SS: It’s so interesting that you use the idea of a poet in your question! Documentary filmmaking practice has evolved significantly in the past couple of decades, and has produced some beautiful poetic work which also serves to be a valuable chronicle of the time. In many ways, independent documentary filmmakers have not just pushed the language of film; but they have also been the last bastion of independent thought which resists and challenges narratives of both the state and the mainstream. Again, like theatre, the documentary has tremendous subversive possibilities, and attracts a push back from power – which often seems out of proportion to the number of people it reaches! I remember we were once screening a film which looked at the resistance movement in Kashmir with a degree of empathy at a small informal space in Mumbai. No more than 50 to 60 people had showed up to see the film, but suddenly 20 police personnel from the local police station, among them senior inspectors, arrived to shut down the screening. The reaction was completely out of proportion to the occasion, but I think it demonstrates the power of independent thought.

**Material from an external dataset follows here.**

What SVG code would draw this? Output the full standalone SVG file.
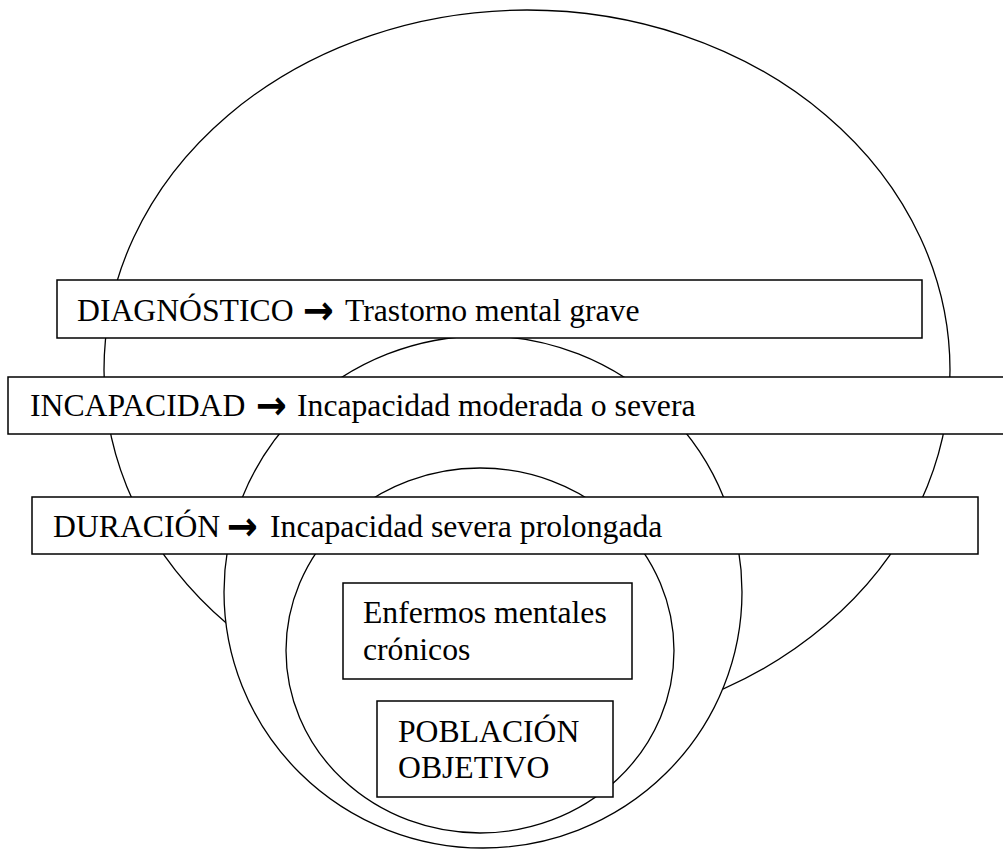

GH: Whether as writer, actor or director, how do you use the past to make fresh meaning for the present? And how do you do this while resisting the increasingly chauvinistic narrative of the fabricated past?
SS: Our understanding of both the present and the past gain from referring to them. In “Sex, Morality, and Censorship”, we researched the history and context of the attack on the play “Sakharam Binder” by the state and civil society in 1972 to understand the idea of censorship in our contemporary times. But in our re-imagining of Prithviraj Kapoor’s iconic 1945 play “Deewar”, we used our present understanding of colonialism and nationalism to understand the argument being presented by the play in 1945. In “Words Have Been Uttered”, which is an exploration of the idea of dissent, we move seamlessly between time, space, geography and language, to emphasise how dissent is an inevitable part of human civilisation. In my experience, this kind of juxtaposition leads to the making of a very exciting and illuminating meaning.